Image: This is Figure 2 from the paper. The SPHERE images were acquired during four years through a survey called SHINE, and as the authors note, “We did not obtain a clear detection.” The figure caption in the paper reads like this: Fig. 2. Individual S/N maps for the five 2018 epochs. From left to right: Top row: MJD 58222, 58227, 58244; bottom row: 58257, 58288. The candidate counterpart of Proxima c is circled. Note the presence of some bright background sources not subtracted from the individual images. However, they move rapidly due to the large proper motion of Proxima, so that they are not as clear in the median image of Figure 1. The colour bar is the S/N. S/N detection is at S/N=2.2 (MJD 58222), 3.4 (MJD 58227), 5.9 (MJD 58244), 1.2 (MJD=58257), and 4.1 (MJD58288). Credit: Gratton et al.

What we now have on Proxima c, then, is the result of Hubble astrometry, radial velocity studies (Damasso et al.) and direct imaging (Gratton et al.), all of which allowed Benedict to refine the mass of the planet to about 7 times that of Earth. Older data serve us well.

“Basically, this is a story of how old data can be very useful when you get new information,” Benedict said. “It’s also a story of how hard it is to retire if you’re an astronomer, because this is fun stuff to do!”

Amen to that. Indeed, it’s hard to see how any astronomers specializing in planets around other stars could bring themselves to retire as we go ever deeper into what will surely be described as the ‘golden age’ of exoplanet studies.

When I contacted Dr. Benedict this morning, he told me that for now, his official statement on Proxima Centauri c is “A Preliminary Mass for Proxima Centauri C,” in Research Notes of the AAS Volume 4, Issue 4, id.46 (full text).

Because the individual detections from FGS, radial velocity and imaging, are all at the limit of detection, we should look toward more observations from SPHERE and future Gaia data on orbital perturbation at Proxima Centauri to serve as a further check for confirmation.

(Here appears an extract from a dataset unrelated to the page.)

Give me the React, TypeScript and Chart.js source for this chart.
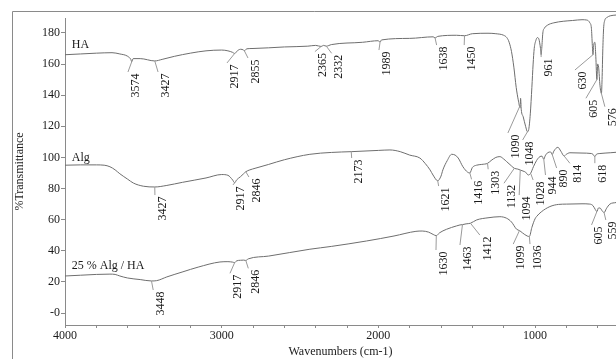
import React, { useEffect, useRef } from 'react';
import { Chart, registerables } from 'chart.js';

Chart.register(...registerables);

// ---------- data ----------
const haWavenumbers = [4000, 3900, 3800, 3700, 3650, 3600, 3580, 3574, 3565, 3520, 3427, 3380, 3300, 3200, 3100, 3000, 2960, 2930, 2917, 2900, 2880, 2860, 2855, 2840, 2800, 2600, 2450, 2400, 2365, 2350, 2332, 2300, 2100, 2000, 1989, 1980, 1800, 1650, 1638, 1620, 1500, 1450, 1400, 1300, 1250, 1200, 1180, 1165, 1150, 1135, 1120, 1107, 1095, 1092, 1088, 1075, 1060, 1048, 1040, 1030, 1020, 1012, 1005, 995, 985, 975, 965, 961, 957, 950, 940, 920, 880, 820, 760, 700, 670, 650, 640, 634, 630, 626, 618, 612, 605, 600, 594, 585, 576, 572, 567, 562, 555, 540, 520, 483];
const haValues = [166, 166.5, 167, 167.3, 166.5, 165, 163, 161.5, 163.5, 163.5, 162, 163, 165, 167, 168.5, 169, 168.5, 167.5, 166.8, 168.5, 169.5, 169, 168.5, 169.8, 170, 171, 171.5, 172, 171.3, 172, 171.5, 172.5, 174, 175, 174, 175.5, 176.5, 177.5, 176.8, 177.8, 178.5, 178.2, 179.5, 179.8, 179.5, 178.5, 177, 174, 168, 158, 145, 137, 132, 138, 131, 126, 120, 116.5, 118, 128, 145, 160, 170, 175, 177, 176, 170, 166, 170, 180, 183, 185, 186.5, 187.5, 188, 188.5, 188.3, 186.5, 183, 172, 166, 172, 174, 165, 150, 160, 158, 146, 141, 150, 170, 183, 188, 190, 191, 191.5];

const algWavenumbers = [4000, 3900, 3800, 3750, 3713, 3680, 3650, 3600, 3563, 3500, 3427, 3350, 3250, 3100, 3000, 2960, 2930, 2917, 2905, 2880, 2860, 2846, 2820, 2787, 2700, 2600, 2437, 2300, 2173, 2000, 1926, 1860, 1800, 1735, 1700, 1670, 1651, 1621, 1600, 1588, 1560, 1532, 1510, 1490, 1460, 1430, 1416, 1400, 1373, 1340, 1303, 1280, 1250, 1224, 1200, 1181, 1150, 1132, 1110, 1094, 1070, 1060, 1043, 1028, 1010, 990, 969, 955, 944, 935, 918, 900, 890, 880, 854, 835, 814, 800, 777, 700, 640, 630, 618, 608, 586, 520, 483];
const algValues = [95, 95.2, 95.2, 95, 94, 92, 89.5, 86, 83.5, 81.5, 81, 82, 84, 86.8, 89, 88.5, 85.5, 83.7, 85.5, 87.6, 89.5, 90.8, 92, 93, 95.5, 98.5, 102, 103.2, 103.7, 104.5, 104.8, 103.7, 101.5, 99.6, 96, 92, 88.7, 85, 88, 92, 98, 102, 101.5, 99.6, 94, 90.5, 90, 93.5, 95, 95.5, 96.2, 98, 100, 100.5, 99, 97.3, 94.5, 93, 92.5, 91.9, 91, 90.5, 88.7, 89.8, 94, 98, 100.5, 100.8, 98.8, 101, 103.1, 103.5, 101.8, 104, 106.5, 104, 100.9, 102, 103, 102.8, 102.5, 102, 100.5, 102, 102.5, 103, 103.3];

const mixWavenumbers = [4000, 3900, 3800, 3713, 3680, 3650, 3600, 3520, 3448, 3415, 3350, 3247, 3150, 3011, 2960, 2930, 2917, 2905, 2880, 2860, 2846, 2830, 2700, 2437, 2300, 2075, 1900, 1760, 1720, 1680, 1650, 1630, 1610, 1565, 1500, 1479, 1463, 1440, 1412, 1373, 1300, 1224, 1181, 1150, 1117, 1099, 1080, 1050, 1036, 1020, 1000, 990, 960, 905, 850, 798, 700, 650, 630, 615, 605, 595, 586, 570, 559, 545, 522, 483];
const mixValues = [23.8, 24.3, 24.8, 25, 24.8, 23.8, 22.5, 21.5, 20.6, 20.8, 23.2, 26.5, 29.5, 32.8, 33, 32.7, 32.4, 33.5, 33.9, 34, 33.8, 34.8, 36.6, 41, 42.8, 46.3, 49.5, 52.5, 52.7, 52, 50.5, 49.7, 51.5, 53.8, 56, 56.6, 56.8, 57.3, 57.7, 59.8, 61.2, 61.9, 60.9, 58.5, 53.8, 53, 51.5, 49.5, 49.2, 55, 60.5, 62, 65, 68.4, 69.8, 70, 70.2, 70, 69, 66.5, 65.2, 67.5, 67.5, 65.5, 64.5, 67, 70, 71];

const seriesNames = ['HA', 'Alg', '25 % Alg / HA'];
const xTickValues = [4000, 3800, 3600, 3400, 3200, 3000, 2800, 2600, 2400, 2200, 2000, 1800, 1600, 1400, 1200, 1000, 800, 600];
const yTickValues = [0, 20, 40, 60, 80, 100, 120, 140, 160, 180];

// peak annotations: label text (= wavenumber) and which series it belongs to
const peakLabels = [
  '3574', '3427', '2917', '2855', '2365', '2332', '1989', '1638', '1450', '1090', '1048', '961', '630', '605', '576',
  '3427', '2917', '2846', '2173', '1621', '1416', '1303', '1132', '1094', '1028', '944', '890', '814', '618',
  '3448', '2917', '2846', '1630', '1463', '1412', '1099', '1036', '605', '559',
];
const peakSeries = [
  0, 0, 0, 0, 0, 0, 0, 0, 0, 0, 0, 0, 0, 0, 0,
  1, 1, 1, 1, 1, 1, 1, 1, 1, 1, 1, 1, 1, 1,
  2, 2, 2, 2, 2, 2, 2, 2, 2, 2,
];

// layout of the leader lines (end point, in axis units)
const leaderEnds: [number, number][] = [
  [3598, 154.9], [3406, 154.9], [2966, 160.7], [2832, 163.9], [2405, 168], [2298, 166.9], [1996, 169], [1628, 172.2], [1452, 172.2], [1173, 115.7], [1079, 111.2], [961, 164.5], [745, 156.2], [675, 138], [554, 132.6],
  [3426, 75.8], [2928, 82.3], [2826, 87.4], [2170, 99.6], [1615, 81.6], [1405, 85.9], [1299, 92.4], [1198, 83.4], [1101, 75.8], [1012, 85.5], [933, 88.7], [862, 93.2], [777, 96.2], [618, 96.3],
  [3437, 14.8], [2947, 25.5], [2830, 28.7], [1632, 40.5], [1479, 43.7], [1352, 50.1], [1139, 44.3], [1032, 44.3], [639, 56.6], [548, 59.8],
];
const seriesNamePos: [number, number][] = [[3957, 170.3], [3957, 98], [3957, 28.3]];

const allW = [haWavenumbers, algWavenumbers, mixWavenumbers];
const allV = [haValues, algValues, mixValues];

function interp(ws: number[], vs: number[], w: number) {
  for (let i = 0; i < ws.length - 1; i++) {
    const a = ws[i], b = ws[i + 1];
    if ((w <= a && w >= b) || (w >= a && w <= b)) {
      const t = (w - a) / (b - a || 1);
      return vs[i] + t * (vs[i + 1] - vs[i]);
    }
  }
  return vs[vs.length - 1];
}

const FONT = '"Liberation Serif", "Times New Roman", serif';

const annotPlugin = {
  id: 'ftirAnnot',
  beforeDraw(chart: any) {
    const ctx = chart.ctx;
    ctx.save();
    ctx.strokeStyle = '#8a8a8a';
    ctx.lineWidth = 1;
    ctx.beginPath();
    ctx.moveTo(12.5, 359);
    ctx.lineTo(12.5, 11.5);
    ctx.lineTo(616, 11.5);
    ctx.stroke();
    ctx.restore();
  },
  afterDatasetsDraw(chart: any) {
    const ctx = chart.ctx;
    const xs = chart.scales.x;
    const ys = chart.scales.y;
    ctx.save();
    // series names
    ctx.fillStyle = '#1a1a1a';
    ctx.font = `12px ${FONT}`;
    ctx.textAlign = 'left';
    ctx.textBaseline = 'alphabetic';
    seriesNames.forEach((n, i) => {
      ctx.fillText(n, xs.getPixelForValue(seriesNamePos[i][0]), ys.getPixelForValue(seriesNamePos[i][1]));
    });
    // peak labels
    peakLabels.forEach((lab, i) => {
      const s = peakSeries[i];
      const w = parseFloat(lab);
      const v = interp(allW[s], allV[s], w);
      const x0 = xs.getPixelForValue(w);
      const y0 = ys.getPixelForValue(v);
      const x1 = xs.getPixelForValue(leaderEnds[i][0]);
      const y1 = ys.getPixelForValue(leaderEnds[i][1]);
      ctx.strokeStyle = '#9a9a9a';
      ctx.lineWidth = 1;
      ctx.beginPath();
      ctx.moveTo(x0, y0);
      ctx.lineTo(x1, y1);
      ctx.stroke();
      ctx.save();
      ctx.translate(x1 + 7.5, y1 + 1.5);
      ctx.rotate(-Math.PI / 2);
      ctx.fillStyle = '#1a1a1a';
      ctx.font = `12px ${FONT}`;
      ctx.textAlign = 'right';
      ctx.textBaseline = 'middle';
      ctx.fillText(lab, 0, 0);
      ctx.restore();
    });
    ctx.restore();
  },
};

export default function App() {
  const ref = useRef<HTMLCanvasElement | null>(null);
  useEffect(() => {
    if (!ref.current) return;
    const mk = (ws: number[], vs: number[]) => ws.map((w, i) => ({ x: w, y: vs[i] }));
    const ds = (data: any) => ({
      data,
      borderColor: '#6e6e6e',
      borderWidth: 1,
      pointRadius: 0,
      fill: false,
      cubicInterpolationMode: 'monotone' as const,
      clip: false as any,
    });
    const chart = new Chart(ref.current, {
      type: 'line',
      data: {
        datasets: [
          ds(mk(haWavenumbers, haValues)),
          ds(mk(algWavenumbers, algValues)),
          ds(mk(mixWavenumbers, mixValues)),
        ],
      },
      options: {
        animation: false,
        responsive: false,
        devicePixelRatio: 1,
        layout: { padding: { top: 18, left: 0, right: 0, bottom: 0 } },
        plugins: { legend: { display: false }, tooltip: { enabled: false } },
        scales: {
          x: {
            type: 'linear',
            reverse: true,
            min: 483,
            max: 4000,
            afterBuildTicks: (s: any) => { s.ticks = xTickValues.map((v) => ({ value: v })); },
            afterFit: (s: any) => { s.height = 34; },
            ticks: {
              autoSkip: false,
              maxRotation: 0,
              padding: 1,
              color: '#1a1a1a',
              font: { family: FONT, size: 12 },
              callback: (v: any) => (Number(v) % 1000 === 0 ? String(v) : ''),
            },
            grid: { drawOnChartArea: false, tickLength: 3, color: '#8a8a8a' },
            border: { color: '#8a8a8a' },
            title: {
              display: true,
              text: 'Wavenumbers (cm-1)',
              color: '#1a1a1a',
              font: { family: FONT, size: 12 },
              padding: { top: 0, bottom: 0 },
            },
          },
          y: {
            type: 'linear',
            min: -7.7,
            max: 189.6,
            afterBuildTicks: (s: any) => { s.ticks = yTickValues.map((v) => ({ value: v })); },
            afterFit: (s: any) => { s.width = 65; },
            ticks: {
              padding: 1,
              color: '#1a1a1a',
              font: { family: FONT, size: 12 },
              callback: (v: any) => (Number(v) === 0 ? '-0' : String(v)),
            },
            grid: { drawOnChartArea: false, tickLength: 4, color: '#8a8a8a' },
            border: { color: '#8a8a8a' },
            title: {
              display: true,
              text: '%Transmittance',
              color: '#1a1a1a',
              font: { family: FONT, size: 12 },
              padding: { top: 13, bottom: 0 },
            },
          },
        },
      },
      plugins: [annotPlugin],
    });
    return () => chart.destroy();
  }, []);
  return (
    <div style={{ position: 'absolute', left: 0, top: 0, width: 616, height: 359, background: '#fff' }}>
      <canvas ref={ref} width={616} height={359} />
    </div>
  );
}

Comments on this entry are closed.

  • Ralf June 3, 2020, 16:58

    If one could get the angle of the plane of the orbit of Proxima c from those images and we could assume that Proxima b has the same angle we can then get the proper mass of Proxima b.
    Am I understanding it correctly?

    • Paul Gilster June 3, 2020, 20:37

      We can only derive a minimum mass from radial velocity in the absence of any information about the planet’s orbital inclination. But yes, if we could figure out the plane of Proxima c’s orbit — again, assuming this planet exists — then we could get a pretty tight estimate of Proxima b’s mass. This would assume, as you say, that the two planets were co-planar.

      • Edward Torres August 7, 2020, 13:12

        Why don’t you calculate the distance between the 2 planets first ,then the distance between the red sun and the time it takes to orbit that should give you the size of planet if I am correct, just a thought I Love the science of planets and Solar systems and believe I understand alot about space and time just don’t know how I understand the things I think about but I can come up with crazy theories in my head. God bless have a great day and remember religion and science are one, trust me!

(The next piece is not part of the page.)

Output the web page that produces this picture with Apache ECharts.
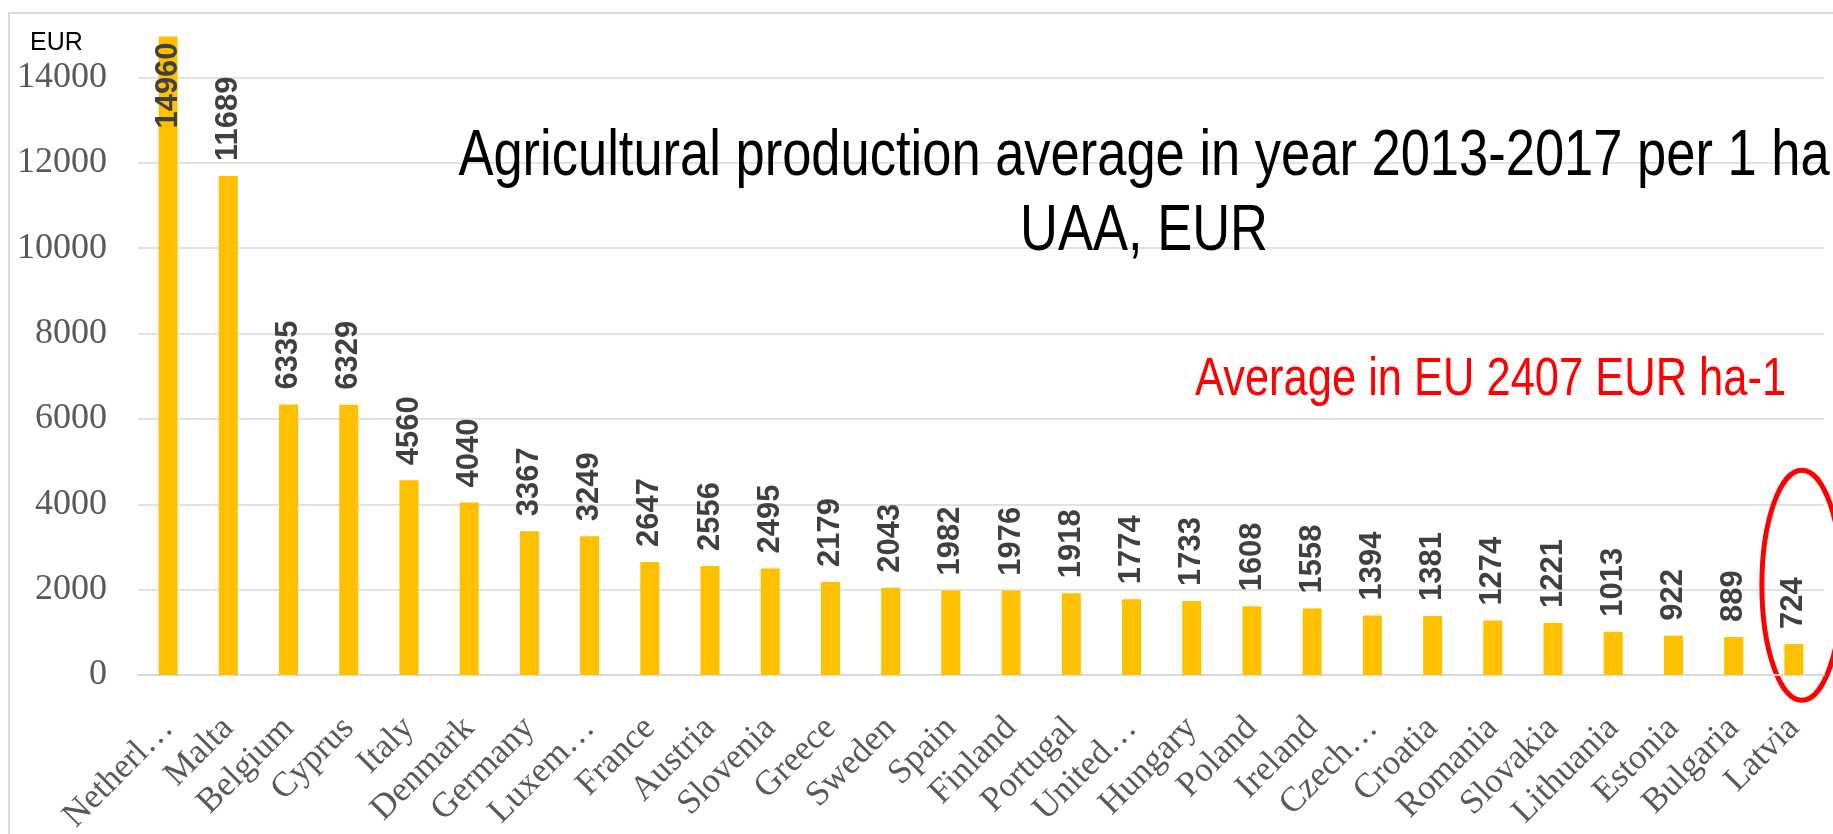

  • Michael Fidler June 3, 2020, 18:08

    Interesting, the “A Preliminary Mass for Proxima Centauri C,” in Research Notes of the AAS states at the end of the statement that Proxima b has a mass 3 times of earth.

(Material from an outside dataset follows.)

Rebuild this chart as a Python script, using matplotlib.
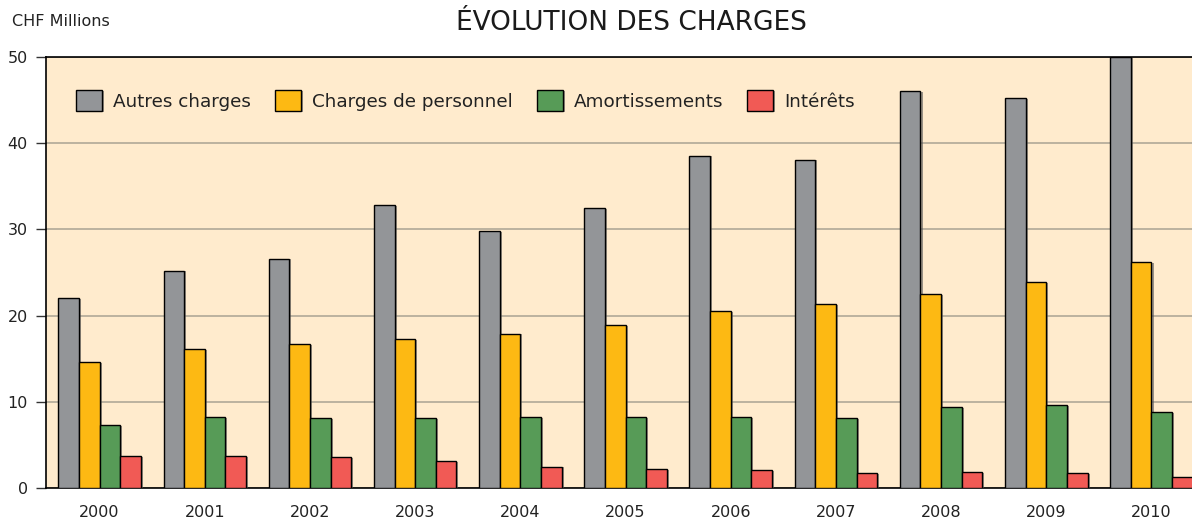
import numpy as np
import matplotlib.pyplot as plt
import matplotlib.patheffects as pe

years = ['2000', '2001', '2002', '2003', '2004', '2005', '2006', '2007', '2008', '2009', '2010']
autres = [22.0, 25.2, 26.6, 32.8, 29.8, 32.45, 38.55, 38.1, 46.05, 45.2, 49.95]
personnel = [14.6, 16.1, 16.7, 17.25, 17.9, 18.87, 20.5, 21.3, 22.47, 23.9, 26.2]
amortissements = [7.3, 8.2, 8.1, 8.08, 8.24, 8.24, 8.24, 8.08, 9.4, 9.6, 8.8]
interets = [3.7, 3.7, 3.55, 3.13, 2.47, 2.2, 2.05, 1.74, 1.82, 1.7, 1.28]

series = [
    ('Autres charges', autres, '#939598'),
    ('Charges de personnel', personnel, '#FDB913'),
    ('Amortissements', amortissements, '#579B57'),
    ('Intérêts', interets, '#F15A55'),
]

plt.rcParams['font.family'] = ['DejaVu Sans']

fig = plt.figure(figsize=(11.92, 5.19), dpi=100)
ax = fig.add_axes([46 / 1192, 31 / 519, 1146 / 1192, 431 / 519])
ax.set_facecolor('#FFEBCD')

x = np.arange(len(years))
w = 0.196
shadow = [pe.SimplePatchShadow(offset=(1.5, -0.5), shadow_rgbFace='#555555', alpha=0.6), pe.Normal()]
for k, (name, vals, col) in enumerate(series):
    bars = ax.bar(x + (k - 1.5) * w, vals, width=w, color=col, edgecolor='black',
                  linewidth=1.0, label=name, zorder=3)
    for b in bars:
        b.set_path_effects(shadow)

ax.set_xlim(-0.509, 10.385)
ax.set_ylim(0, 50)
ax.set_yticks([0, 10, 20, 30, 40, 50])
ax.set_xticks(x)
ax.set_xticklabels(years)
ax.grid(axis='y', color='#b0a898', linewidth=1.2, zorder=1)
ax.tick_params(axis='y', length=7, width=1, color='#333333', labelsize=11.5, pad=6, labelcolor='#222222')
ax.tick_params(axis='x', length=0, labelsize=11.5, pad=12, labelcolor='#222222')

for side in ['left', 'bottom', 'top']:
    ax.spines[side].set_color('black')
    ax.spines[side].set_linewidth(1.2)
ax.spines['right'].set_visible(False)

leg = ax.legend(loc='upper left', bbox_to_anchor=(0.012, 0.962), ncol=4, frameon=False,
                fontsize=13.2, handlelength=1.42, handleheight=1.42, columnspacing=1.3,
                handletextpad=0.6)
for t in leg.get_texts():
    t.set_color('#222222')

fig.text(12 / 1192, 1 - 22 / 519, 'CHF Millions', fontsize=11.5, va='center', ha='left', color='#222222')
fig.text(631 / 1192, 1 - 23 / 519, 'ÉVOLUTION DES CHARGES', fontsize=19, va='center', ha='center', color='#1a1a1a')

fig.savefig('out.png', dpi=100)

    “Assuming a coplanar system, Proxima b would have M b = 3 +/-
    0.3 M of Earth. Gaia will eventually provide better companion masses.”

  • Thomas W. Hair June 3, 2020, 18:14

    Judging by our meager (it’s not meager at all really, it’s truly amazing) ability to ferret out this kind of data, then if we are to persist into the distant future in one form or another, we will be able to image nearly every star system with the galaxy. If they exist at all, then at least a few are very ancient and they know something is special about our planet.

  • Michael Fidler June 3, 2020, 19:44

    If the 3 earth mass is correct and the latest report says Proxima b is 1.17 and Proxima d is .29 earth mass then could it be that there are more planets amounting to 1.5 earth mass in the inner system around Proxima.
    The other group said that they did not see any smaller then .4 earth mass near the habitable zone but 4 planets of .4 mass could be there and and 5 planets if they have a similar mass to Proxima d for a total of up to eight planets in the whole system! Is this a possibility? Hopefully the 10 cm/s will clear this up along with Gaia’s data.

  • George King June 3, 2020, 23:04

    When we talk about looking for planets around our closest neighbors, I think back to this article here on Centauri Dreams discussing a “Stare” mission focusing on one star:


    Seems there’s been some recent work done toward that general end, involving the “usual suspects” of Sara Seager and also Brice-Oliver Demory from the prior article and its comments.


  • Jean Schneider June 4, 2020, 2:28

    Actually, Kervela et al.have infered the inclination of
    the Proxima c orbit from Gaia data:
    Orbital inclination and mass of the exoplanet candidate Proxima c
    Astron. & Astrophys., 635, L14

  • andy June 4, 2020, 2:48

    It’s worth noting that the FGS orbit in Benedict & McArthur (2020) is consistent with the preliminary astrometric orbit derived using Gaia DR2 data (Kervella, Arenou & Schneider, 2020), which presumably strengthens the case for this orbit being correct.

    The imaged candidate shows a ~3σ discrepancy from the position predicted by the astrometric orbits (see §4.2 in the Gratton et al. paper), which suggests that either something else is going on in the system (e.g. an additional massive outer planet causing deviations in the astrometry), or that one or more of the detections is in error.

  • AlexTru June 4, 2020, 3:20

    Used in this article images allow to biased human (astronomer’s) imagination to “see” the planet in every point (pixel) on this noisy image, I do not think it is good idea to use those pictures as proof of planet c existence or absence.